The intersection, installed to improve safety along the neighbourhood's main drag, instead produced what one report described as a 'sustained instructional failure,' with drivers variously stopping for ten seconds, waving each other through in deadlocked four-way pacts of mutual courtesy, or simply proceeding as though the signs were decorative.

"There are two ways to solve a knowledge gap," said a city transportation spokesperson. "You can close it through education, or you can eliminate the thing people don't understand. We costed both. One of them is in the budget."

The decision was praised by the province, which noted that it aligns neatly with its broader approach to public competency. "You can't just keep asking taxpayers to fund people learning things," said a spokesperson for the Ministry of Education, who clarified she was speaking only about traffic, and then paused for a noticeably long time. "For now."

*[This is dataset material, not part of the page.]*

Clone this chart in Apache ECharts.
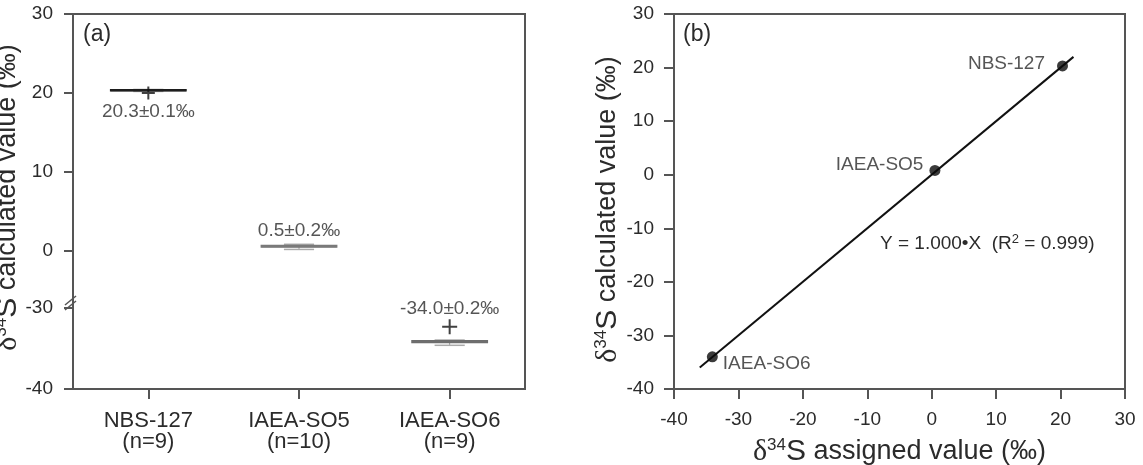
<!DOCTYPE html>
<html>
<head>
<meta charset="utf-8">
<script src="https://cdn.jsdelivr.net/npm/echarts@6/dist/echarts.min.js"></script>
<style>
html, body { margin: 0; padding: 0; background: #fff; }
#main { width: 1143px; height: 465px; }
</style>
</head>
<body>
<div id="main"></div>
<script type="application/javascript">

// ---- panel (a) data ----
var samples = ['NBS-127', 'IAEA-SO5', 'IAEA-SO6'];
var sampleN = [9, 10, 9];
// [min, Q1, median, Q3, max]
var boxNBS = [20.2, 20.3, 20.35, 20.4, 20.45];
var boxSO5 = [0.2, 0.5, 0.6, 0.7, 0.85];
var boxSO6 = [-34.6, -34.25, -34.15, -34.05, -33.95];
var meanVal = [20.3, 0.5, -34.0];
var sdVal = [0.1, 0.2, 0.2];
var crossVal = [20.0, null, -32.3];
var upperTicks = [0, 10, 20, 30];
var lowerTicks = [-40, -30];

// ---- panel (b) data ----
var assignedX = [20.3, 0.5, -34.05];
var calcY = [20.3, 0.8, -34.0];
var fitX = [-36, 22];
var fitY = [-36, 22];

var FONT = "'Liberation Sans', Arial, sans-serif";
var TXT = '#2b2b2b';
var AX = '#555';

var boxRows = [boxNBS, boxSO5, boxSO6];
var boxTone = ['#1e1e1e', '#7a7a7a', '#6e6e6e'];

function pick(test) {
    var out = [];
    for (var i = 0; i < boxRows.length; i++) {
        if (test(boxRows[i][2])) out.push([i].concat(boxRows[i]));
    }
    return out;
}
function pickCross(test) {
    var out = [];
    for (var i = 0; i < crossVal.length; i++) {
        if (crossVal[i] !== null && test(crossVal[i])) out.push([i, crossVal[i]]);
    }
    return out;
}
function pickLabel(test) {
    var out = [];
    var pos = [['bottom', 12], ['top', 6], ['top', 23]];
    for (var i = 0; i < boxRows.length; i++) {
        if (!test(boxRows[i][2])) continue;
        out.push({
            value: [i, boxRows[i][2]],
            label: {position: pos[i][0], distance: pos[i][1]}
        });
    }
    return out;
}
var isUpper = function (v) { return v > -20; };
var isLower = function (v) { return v <= -20; };

function renderBox(params, api) {
    var i = api.value(0);
    var w = api.size([1, 0])[0] * 0.5;
    var cw = w * 0.4;
    var pMin = api.coord([i, api.value(1)]);
    var pQ1 = api.coord([i, api.value(2)]);
    var pMed = api.coord([i, api.value(3)]);
    var pQ3 = api.coord([i, api.value(4)]);
    var pMax = api.coord([i, api.value(5)]);
    var x = pMed[0];
    var tone = boxTone[i];
    return {
        type: 'group',
        children: [
            {type: 'line', shape: {x1: x, y1: pMin[1], x2: x, y2: pQ1[1]}, style: {stroke: '#999', lineWidth: 1}},
            {type: 'line', shape: {x1: x, y1: pMax[1], x2: x, y2: pQ3[1]}, style: {stroke: '#999', lineWidth: 1}},
            {type: 'line', shape: {x1: x - cw / 2, y1: pMin[1], x2: x + cw / 2, y2: pMin[1]}, style: {stroke: '#aaa', lineWidth: 1.5}},
            {type: 'line', shape: {x1: x - cw / 2, y1: pMax[1], x2: x + cw / 2, y2: pMax[1]}, style: {stroke: '#aaa', lineWidth: 1.5}},
            {type: 'rect', shape: {x: x - w / 2, y: pQ3[1], width: w, height: Math.max(1, pQ1[1] - pQ3[1])},
                style: {fill: '#999', stroke: tone, lineWidth: 1.5}},
            {type: 'line', shape: {x1: x - w / 2, y1: pMed[1], x2: x + w / 2, y2: pMed[1]}, style: {stroke: tone, lineWidth: 2}}
        ]
    };
}

var plusPath = 'path://M0,6L12,6M6,0L6,12';

var titleRich = {
    d: {fontFamily: "'Liberation Serif', serif", fontSize: 30, color: TXT},
    s: {fontFamily: FONT, fontSize: 17, color: TXT, verticalAlign: 'top', padding: [0, 0, 11, 0]},
    S: {fontFamily: FONT, fontSize: 30, color: TXT},
    t: {fontFamily: FONT, fontSize: 27, color: TXT}
};
var labelFont = {fontSize: 19, color: TXT, fontFamily: FONT};

var aLeft = 73, aTop = 14, aW = 452, aH = 375, breakY = 300;
var bLeft = 674, bW = 451;

var myChart = echarts.init(document.getElementById('main'));

var option = {
    animation: false,
    backgroundColor: '#fff',
    textStyle: {fontFamily: FONT},
    grid: [
        // frame of panel (a)
        {left: aLeft, top: aTop, width: aW, height: aH, show: true, borderColor: AX, borderWidth: 2, outerBoundsMode: 'none'},
        // upper part of the broken axis
        {left: aLeft, top: aTop, width: aW, height: breakY - aTop, outerBoundsMode: 'none'},
        // lower part of the broken axis
        {left: aLeft, top: breakY, width: aW, height: aTop + aH - breakY, outerBoundsMode: 'none'},
        // panel (b)
        {left: bLeft, top: aTop, width: bW, height: aH, show: true, borderColor: AX, borderWidth: 2, outerBoundsMode: 'none'}
    ],
    xAxis: [
        {gridIndex: 0, type: 'value', show: false},
        {gridIndex: 1, type: 'category', data: samples, show: false},
        {
            gridIndex: 2, type: 'category', data: samples,
            axisLine: {show: false},
            axisTick: {show: true, alignWithLabel: true, length: 10, lineStyle: {color: AX, width: 2}},
            axisLabel: {
                margin: 21, fontSize: 22, lineHeight: 21, color: TXT, fontFamily: FONT,
                formatter: function (v, idx) { return v + '\n(n=' + sampleN[idx] + ')'; }
            }
        },
        {
            gridIndex: 3, type: 'value', min: -40, max: 30, interval: 10,
            axisLine: {show: true, onZero: false, lineStyle: {color: AX, width: 2}},
            axisTick: {length: 10, lineStyle: {color: AX, width: 2}},
            axisLabel: {margin: 21, fontSize: 19, color: TXT, fontFamily: FONT},
            splitLine: {show: false},
            name: '{d|δ}{s|34}{S|S}{t| assigned value (‰)}',
            nameLocation: 'middle', nameGap: 48,
            nameTextStyle: {rich: titleRich}
        }
    ],
    yAxis: [
        {
            gridIndex: 0, type: 'value', min: 0, max: 1,
            axisLine: {show: false}, axisTick: {show: false}, axisLabel: {show: false}, splitLine: {show: false},
            name: '{d|δ}{s|34}{S|S}{t| calculated value (‰)}',
            nameLocation: 'middle', nameGap: 50, nameRotate: 90,
            nameTextStyle: {rich: titleRich, padding: [0, 0, 0, 8]}
        },
        {
            gridIndex: 1, type: 'value', min: -6.2, max: 30,
            axisLine: {show: false},
            axisTick: {show: true, length: 9, customValues: upperTicks, lineStyle: {color: AX, width: 2}},
            axisLabel: {customValues: upperTicks, margin: 20, fontSize: 19, color: TXT, fontFamily: FONT},
            splitLine: {show: false}
        },
        {
            gridIndex: 2, type: 'value', min: -40, max: -29,
            axisLine: {show: false},
            axisTick: {show: true, length: 9, customValues: lowerTicks, lineStyle: {color: AX, width: 2}},
            axisLabel: {customValues: lowerTicks, margin: 20, fontSize: 19, color: TXT, fontFamily: FONT},
            splitLine: {show: false}
        },
        {
            gridIndex: 3, type: 'value', min: -40, max: 30, interval: 10,
            axisLine: {show: true, onZero: false, lineStyle: {color: AX, width: 2}},
            axisTick: {length: 10, lineStyle: {color: AX, width: 2}},
            axisLabel: {margin: 20, fontSize: 19, color: TXT, fontFamily: FONT},
            splitLine: {show: false},
            name: '{d|δ}{s|34}{S|S}{t| calculated value (‰)}',
            nameLocation: 'middle', nameGap: 50, nameRotate: 90,
            nameTextStyle: {rich: titleRich, padding: [0, 16, 0, 0]}
        }
    ],
    series: [
        {type: 'custom', xAxisIndex: 1, yAxisIndex: 1, renderItem: renderBox, data: pick(isUpper)},
        {type: 'custom', xAxisIndex: 2, yAxisIndex: 2, renderItem: renderBox, data: pick(isLower)},
        {
            type: 'scatter', xAxisIndex: 1, yAxisIndex: 1, symbol: plusPath, symbolSize: 13,
            itemStyle: {color: 'none', borderColor: '#111', borderWidth: 2}, data: pickCross(isUpper), z: 5
        },
        {
            type: 'scatter', xAxisIndex: 2, yAxisIndex: 2, symbol: plusPath, symbolSize: 15,
            itemStyle: {color: 'none', borderColor: '#111', borderWidth: 2}, data: pickCross(isLower), z: 5
        },
        {
            type: 'scatter', xAxisIndex: 1, yAxisIndex: 1, symbolSize: 0, silent: true,
            label: echarts.util.extend({show: true,
                formatter: function (p) { return meanVal[p.value[0]].toFixed(1) + '±' + sdVal[p.value[0]].toFixed(1) + '‰'; }}, labelFont),
            data: pickLabel(isUpper)
        },
        {
            type: 'scatter', xAxisIndex: 2, yAxisIndex: 2, symbolSize: 0, silent: true,
            label: echarts.util.extend({show: true,
                formatter: function (p) { return meanVal[p.value[0]].toFixed(1) + '±' + sdVal[p.value[0]].toFixed(1) + '‰'; }}, labelFont),
            data: pickLabel(isLower)
        },
        // panel (b)
        {
            type: 'line', xAxisIndex: 3, yAxisIndex: 3, showSymbol: false, silent: true,
            lineStyle: {color: '#111', width: 2},
            data: fitX.map(function (x, i) { return [x, fitY[i]]; })
        },
        {
            type: 'scatter', xAxisIndex: 3, yAxisIndex: 3, symbolSize: 11,
            itemStyle: {color: '#0a0a0a'}, z: 4,
            label: echarts.util.extend({show: true, formatter: function (p) { return samples[p.dataIndex]; }}, labelFont),
            data: assignedX.map(function (x, i) {
                var lab = [
                    {position: 'left', distance: 12, offset: [0, -2]},
                    {position: 'left', distance: 6, offset: [0, -6]},
                    {position: 'right', distance: 5, offset: [0, 7]}
                ][i];
                return {value: [x, calcY[i]], label: lab};
            })
        }
    ],
    graphic: [
        {type: 'text', left: 83, top: 23, style: {text: '(a)', font: '23px ' + FONT, fill: TXT}},
        {type: 'text', left: 683, top: 23, style: {text: '(b)', font: '23px ' + FONT, fill: TXT}},
        {
            type: 'text', left: 880, top: 233,
            style: {
                text: '{t|Y = 1.000•X  (R}{p|2}{t| = 0.999)}',
                rich: {
                    t: {fontSize: 19, fontFamily: FONT, fill: TXT, color: TXT},
                    p: {fontSize: 13, fontFamily: FONT, fill: TXT, color: TXT, verticalAlign: 'top', padding: [0, 0, 8, 0]}
                }
            }
        },
        // axis break marks
        {type: 'line', shape: {x1: aLeft - 8, y1: breakY + 5, x2: aLeft + 3, y2: breakY - 4}, style: {stroke: AX, lineWidth: 1.5}},
        {type: 'line', shape: {x1: aLeft - 8, y1: breakY + 10, x2: aLeft + 3, y2: breakY + 1}, style: {stroke: AX, lineWidth: 1.5}}
    ]
};

myChart.setOption(option);
</script>
</body>
</html>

Asked whether driver education might have prevented the rollback, the city confirmed that a single explanatory pamphlet had been considered but was deemed 'a recurring operational cost with no clear exit strategy.' Removing the signs, by contrast, was described as a one-time expense that would never need to be retaught.

The intersection has reverted to its previous configuration, which residents universally understand, and which has killed exactly as many people as everyone has quietly agreed not to discuss.

We could teach people how a four-way stop works, or we could remove the four-way stop. One of those is in the budget.